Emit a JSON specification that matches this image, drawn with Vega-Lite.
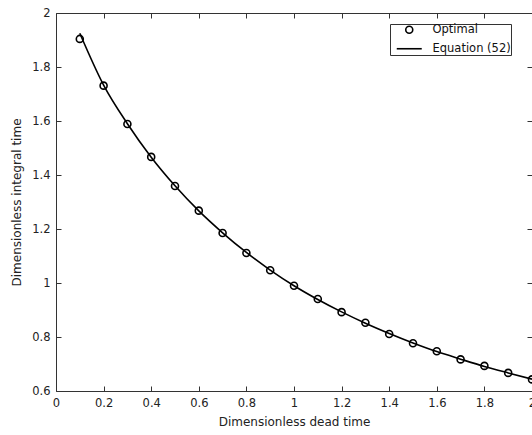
{
  "$schema": "https://vega.github.io/schema/vega-lite/v6.json",
  "width": 476,
  "height": 378,
  "autosize": {"type": "none"},
  "padding": {"left": 56, "top": 13, "right": 0, "bottom": 44},
  "background": "white",
  "config": {
    "view": {"stroke": "#333333", "strokeWidth": 1},
    "font": "DejaVu Sans",
    "axis": {
      "domain": false,
      "grid": false,
      "tickSize": -5,
      "tickColor": "#333333",
      "tickWidth": 1,
      "labelColor": "#222222",
      "labelFont": "DejaVu Sans",
      "labelFontSize": 11.5,
      "titleFont": "DejaVu Sans",
      "titleFontSize": 12,
      "titleFontWeight": "normal",
      "titleColor": "#222222",
      "labelFlush": false,
      "labelOverlap": false
    }
  },
  "datasets": {
    "optimal": [
      {"x": 0.1, "y": 1.904, "series": "Optimal"},
      {"x": 0.2, "y": 1.731, "series": "Optimal"},
      {"x": 0.3, "y": 1.589, "series": "Optimal"},
      {"x": 0.4, "y": 1.467, "series": "Optimal"},
      {"x": 0.5, "y": 1.359, "series": "Optimal"},
      {"x": 0.6, "y": 1.268, "series": "Optimal"},
      {"x": 0.7, "y": 1.185, "series": "Optimal"},
      {"x": 0.8, "y": 1.111, "series": "Optimal"},
      {"x": 0.9, "y": 1.047, "series": "Optimal"},
      {"x": 1.0, "y": 0.990, "series": "Optimal"},
      {"x": 1.1, "y": 0.941, "series": "Optimal"},
      {"x": 1.2, "y": 0.892, "series": "Optimal"},
      {"x": 1.3, "y": 0.853, "series": "Optimal"},
      {"x": 1.4, "y": 0.811, "series": "Optimal"},
      {"x": 1.5, "y": 0.777, "series": "Optimal"},
      {"x": 1.6, "y": 0.747, "series": "Optimal"},
      {"x": 1.7, "y": 0.717, "series": "Optimal"},
      {"x": 1.8, "y": 0.693, "series": "Optimal"},
      {"x": 1.9, "y": 0.667, "series": "Optimal"},
      {"x": 2.0, "y": 0.643, "series": "Optimal"}
    ],
    "equation": [
      {"x": 0.1, "y": 1.925},
      {"x": 0.2, "y": 1.733},
      {"x": 0.3, "y": 1.590},
      {"x": 0.4, "y": 1.466},
      {"x": 0.5, "y": 1.360},
      {"x": 0.6, "y": 1.267},
      {"x": 0.7, "y": 1.186},
      {"x": 0.8, "y": 1.113},
      {"x": 0.9, "y": 1.048},
      {"x": 1.0, "y": 0.990},
      {"x": 1.1, "y": 0.939},
      {"x": 1.2, "y": 0.893},
      {"x": 1.3, "y": 0.851},
      {"x": 1.4, "y": 0.813},
      {"x": 1.5, "y": 0.778},
      {"x": 1.6, "y": 0.746},
      {"x": 1.7, "y": 0.718},
      {"x": 1.8, "y": 0.691},
      {"x": 1.9, "y": 0.667},
      {"x": 2.0, "y": 0.644}
    ]
  },
  "layer": [
    {
      "data": {"name": "equation"},
      "mark": {"type": "line", "color": "black", "strokeWidth": 1.6, "interpolate": "monotone", "clip": true},
      "encoding": {
        "x": {"field": "x", "type": "quantitative", "scale": {"domain": [0, 2], "nice": false, "zero": false},
          "axis": {"orient": "top", "labels": false, "title": null, "values": [0, 0.2, 0.4, 0.6, 0.8, 1, 1.2, 1.4, 1.6, 1.8, 2]}},
        "y": {"field": "y", "type": "quantitative", "scale": {"domain": [0.6, 2], "nice": false, "zero": false},
          "axis": {"orient": "right", "labels": false, "title": null, "values": [0.6, 0.8, 1, 1.2, 1.4, 1.6, 1.8, 2]}}
      }
    },
    {
      "data": {"name": "optimal"},
      "mark": {"type": "point", "filled": false, "stroke": "black", "strokeWidth": 1.6, "size": 64, "opacity": 1},
      "encoding": {
        "x": {"field": "x", "type": "quantitative", "scale": {"domain": [0, 2], "nice": false, "zero": false},
          "axis": {"orient": "bottom", "title": "Dimensionless dead time", "format": "~g", "labelPadding": 11, "titlePadding": 8,
            "values": [0, 0.2, 0.4, 0.6, 0.8, 1, 1.2, 1.4, 1.6, 1.8, 2]}},
        "y": {"field": "y", "type": "quantitative", "scale": {"domain": [0.6, 2], "nice": false, "zero": false},
          "axis": {"orient": "left", "title": "Dimensionless integral time", "format": "~g", "labelPadding": 11, "titlePadding": 8,
            "values": [0.6, 0.8, 1, 1.2, 1.4, 1.6, 1.8, 2]}},
        "shape": {"field": "series", "type": "nominal",
          "scale": {"domain": ["Optimal", "Equation (52)"], "range": ["M-0.875,0A0.875,0.875 0 1,0 0.875,0A0.875,0.875 0 1,0 -0.875,0Z", "M-3.125,0L3.125,0"]},
          "legend": {"title": null, "orient": "none", "legendX": 334, "legendY": 11,
            "strokeColor": "#333333", "fillColor": "white", "padding": 0,
            "symbolSize": 64, "symbolStrokeColor": "black", "symbolStrokeWidth": 1.6, "symbolFillColor": "transparent",
            "symbolOffset": 13.5, "labelOffset": 17.5, "rowPadding": 5,
            "labelExpr": "datum.label + '\u00a0\u00a0\u00a0\u00a0\u00a0'",
            "labelFont": "DejaVu Sans", "labelFontSize": 11.5, "labelColor": "#111111"}}
      }
    }
  ],
  "resolve": {"scale": {"x": "independent", "y": "independent"}, "axis": {"x": "independent", "y": "independent"}}
}
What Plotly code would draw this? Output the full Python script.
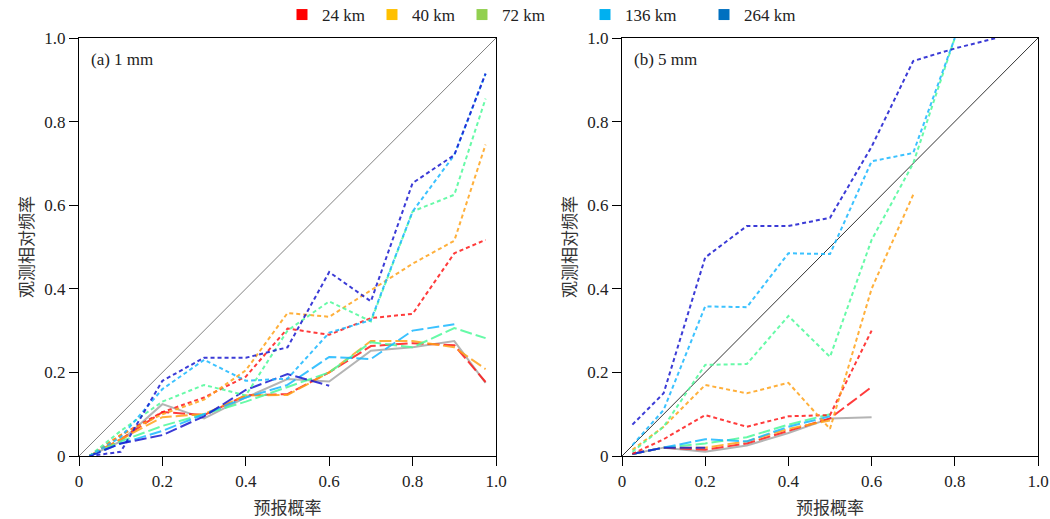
import plotly.graph_objects as go

# ---------------- data ----------------
xa = [0.025, 0.1, 0.2, 0.3, 0.4, 0.5, 0.6, 0.7, 0.8, 0.9, 0.975]
xb = [0.025, 0.1, 0.2, 0.3, 0.4, 0.5, 0.6, 0.7, 0.8, 0.9]

legend_names = ["24 km", "40 km", "72 km", "136 km", "264 km"]
legend_colors = ["#ff0000", "#ffc000", "#92d050", "#00b0f0", "#0070c0"]
line_colors = ["#ff1a1a", "#ffa31a", "#4dfa9a", "#1ab8ff", "#1a1ad0"]

# panel (a) 1 mm : dotted series
a_dot_24 = [0, 0.05, 0.105, 0.14, 0.19, 0.305, 0.29, 0.33, 0.34, 0.485, 0.517]
a_dot_40 = [0, 0.05, 0.10, 0.135, 0.205, 0.342, 0.333, 0.397, 0.46, 0.515, 0.745]
a_dot_72 = [0, 0.06, 0.13, 0.17, 0.145, 0.30, 0.37, 0.322, 0.585, 0.625, 0.855]
a_dot_136 = [0, 0.045, 0.16, 0.23, 0.18, 0.185, 0.295, 0.325, 0.585, 0.72, 0.915]
a_dot_264 = [0, 0.01, 0.18, 0.235, 0.235, 0.26, 0.44, 0.37, 0.653, 0.72, 0.915]
# panel (a) dashed series
a_dash_24 = [0, 0.04, 0.105, 0.098, 0.145, 0.148, 0.2, 0.263, 0.27, 0.265, 0.177]
a_dash_40 = [0, 0.04, 0.093, 0.10, 0.145, 0.146, 0.2, 0.275, 0.275, 0.26, 0.208]
a_dash_72 = [0, 0.035, 0.072, 0.10, 0.13, 0.165, 0.2, 0.272, 0.26, 0.306, 0.282]
a_dash_136 = [0, 0.03, 0.06, 0.10, 0.14, 0.17, 0.237, 0.232, 0.30, 0.315]
a_dash_264 = [0, 0.03, 0.05, 0.095, 0.158, 0.196, 0.168]
a_gray = [0, 0.035, 0.124, 0.09, 0.14, 0.184, 0.178, 0.252, 0.26, 0.275, 0.175]

# panel (b) 5 mm : dotted series
b_dot_24 = [0.005, 0.04, 0.098, 0.07, 0.095, 0.098, 0.30]
b_dot_40 = [0.015, 0.07, 0.17, 0.15, 0.175, 0.065, 0.40, 0.625]
b_dot_72 = [0.01, 0.07, 0.218, 0.22, 0.335, 0.237, 0.517, 0.70, 1.0]
b_dot_136 = [0.026, 0.11, 0.358, 0.356, 0.485, 0.483, 0.705, 0.725, 1.0]
b_dot_264 = [0.075, 0.15, 0.475, 0.55, 0.55, 0.57, 0.74, 0.945, 0.975, 1.0]
# panel (b) dashed series
b_dash_24 = [0.005, 0.02, 0.015, 0.03, 0.06, 0.09, 0.165]
b_dash_40 = [0.005, 0.02, 0.02, 0.035, 0.065, 0.085]
b_dash_72 = [0.005, 0.02, 0.03, 0.045, 0.075, 0.10]
b_dash_136 = [0.005, 0.02, 0.04, 0.035, 0.07, 0.095]
b_dash_264 = [0.005, 0.02, 0.02]
b_gray = [0.005, 0.02, 0.01, 0.025, 0.055, 0.09, 0.093]

tick_vals = [0, 0.2, 0.4, 0.6, 0.8, 1.0]
tick_text = ["0", "0.2", "0.4", "0.6", "0.8", "1.0"]

SERIF = "Liberation Serif"
CJK = "Noto Sans CJK SC"

fig = go.Figure()

a_dots = [a_dot_24, a_dot_40, a_dot_72, a_dot_136, a_dot_264]
a_dashes = [a_dash_24, a_dash_40, a_dash_72, a_dash_136, a_dash_264]
b_dots = [b_dot_24, b_dot_40, b_dot_72, b_dot_136, b_dot_264]
b_dashes = [b_dash_24, b_dash_40, b_dash_72, b_dash_136, b_dash_264]

for xs, gray, dots, dashes, xref, yref, diag_col in [
    (xa, a_gray, a_dots, a_dashes, "x", "y", "#808080"),
    (xb, b_gray, b_dots, b_dashes, "x2", "y2", "#333333"),
]:
    fig.add_trace(go.Scatter(x=[0, 1], y=[0, 1], mode="lines", xaxis=xref, yaxis=yref,
                             line=dict(color=diag_col, width=1), showlegend=False, hoverinfo="skip"))
    fig.add_trace(go.Scatter(x=xs[:len(gray)], y=gray, mode="lines", xaxis=xref, yaxis=yref,
                             line=dict(color="#b4b4b4", width=2), showlegend=False))
    for i in range(5):
        d = dashes[i]
        fig.add_trace(go.Scatter(x=xs[:len(d)], y=d, mode="lines", xaxis=xref, yaxis=yref,
                                 line=dict(color=line_colors[i], width=2, dash="12px,4px"),
                                 opacity=0.85, showlegend=False))
    for i in range(5):
        d = dots[i]
        fig.add_trace(go.Scatter(x=xs[:len(d)], y=d, mode="lines", xaxis=xref, yaxis=yref,
                                 line=dict(color=line_colors[i], width=2, dash="4px,3px"),
                                 opacity=0.85, showlegend=False))

# one legend per entry, to reproduce the uneven spacing of the original
legend_keys = ["legend", "legend2", "legend3", "legend4", "legend5"]
for name, col, key in zip(legend_names, legend_colors, legend_keys):
    fig.add_trace(go.Scatter(x=[None], y=[None], mode="markers", name=name,
                             marker=dict(symbol="square", size=11, color=col),
                             xaxis="x", yaxis="y", legend=key))

W, H = 1050, 519
L, R, T, B = 79, 1038, 38, 456
PW, PH = R - L, B - T

def xd(a, b):
    return [(a - L) / PW, (b - L) / PW]

axis_common = dict(range=[0, 1], tickvals=tick_vals, ticktext=tick_text, ticks="outside",
                   ticklen=9, tickwidth=1.2, tickcolor="black", showline=True, linecolor="black",
                   linewidth=1.2, mirror=True, showgrid=False, zeroline=False, automargin=False,
                   tickfont=dict(family=SERIF, size=17, color="#222"))

xt = dict(text="预报概率", font=dict(family=CJK, size=17, color="#333"), standoff=12)
yt = dict(text="观测相对频率", font=dict(family=CJK, size=17, color="#333"), standoff=6)

leg_common = dict(orientation="h", yanchor="middle", y=1 + (T - 15) / PH, xanchor="left",
                  font=dict(family=SERIF, size=17, color="#222"), itemwidth=30,
                  bgcolor="rgba(0,0,0,0)")

square_px = [301, 391, 481, 604, 723]
legends = {key: dict(x=(sx - 19 - L) / PW, **leg_common) for key, sx in zip(legend_keys, square_px)}

fig.update_layout(
    width=W, height=H, margin=dict(l=L, r=W - R, t=T, b=H - B, autoexpand=False),
    plot_bgcolor="white", paper_bgcolor="white",
    xaxis=dict(domain=xd(79, 496), anchor="y", title=xt, **axis_common),
    yaxis=dict(domain=[0, 1], anchor="x", title=yt, **axis_common),
    xaxis2=dict(domain=xd(622, 1038), anchor="y2", title=xt, **axis_common),
    yaxis2=dict(domain=[0, 1], anchor="x2", title=yt, **axis_common),
    annotations=[
        dict(text="(a) 1 mm", x=0.025, y=0.975, xref="x domain", yref="y domain", showarrow=False,
             xanchor="left", yanchor="top", font=dict(family=SERIF, size=17, color="#222")),
        dict(text="(b) 5 mm", x=0.025, y=0.975, xref="x2 domain", yref="y2 domain", showarrow=False,
             xanchor="left", yanchor="top", font=dict(family=SERIF, size=17, color="#222")),
    ],
    **legends,
)

fig.write_html("out.html", config={"displayModeBar": False},
               post_script="document.body.style.margin='0px';document.body.style.overflow='hidden';")
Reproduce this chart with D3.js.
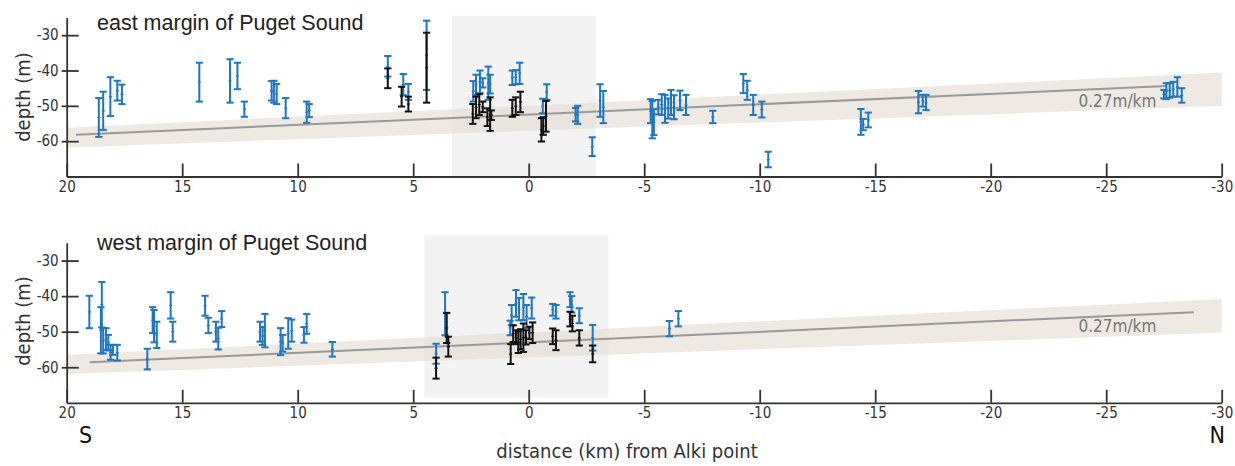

= = = = = = =

STATED TASK:
Write down exactly what the lines above say, from the line holding "What Plotly code" through the line holding "0.7, 0.8, 0.9]", and nothing more. Do not copy the pictures.

FINISHED EXERCISE:
What Plotly code would draw this? Output the full Python script.
import plotly.graph_objects as go

# ---------------- data ----------------
xa = [0.025, 0.1, 0.2, 0.3, 0.4, 0.5, 0.6, 0.7, 0.8, 0.9, 0.975]
xb = [0.025, 0.1, 0.2, 0.3, 0.4, 0.5, 0.6, 0.7, 0.8, 0.9]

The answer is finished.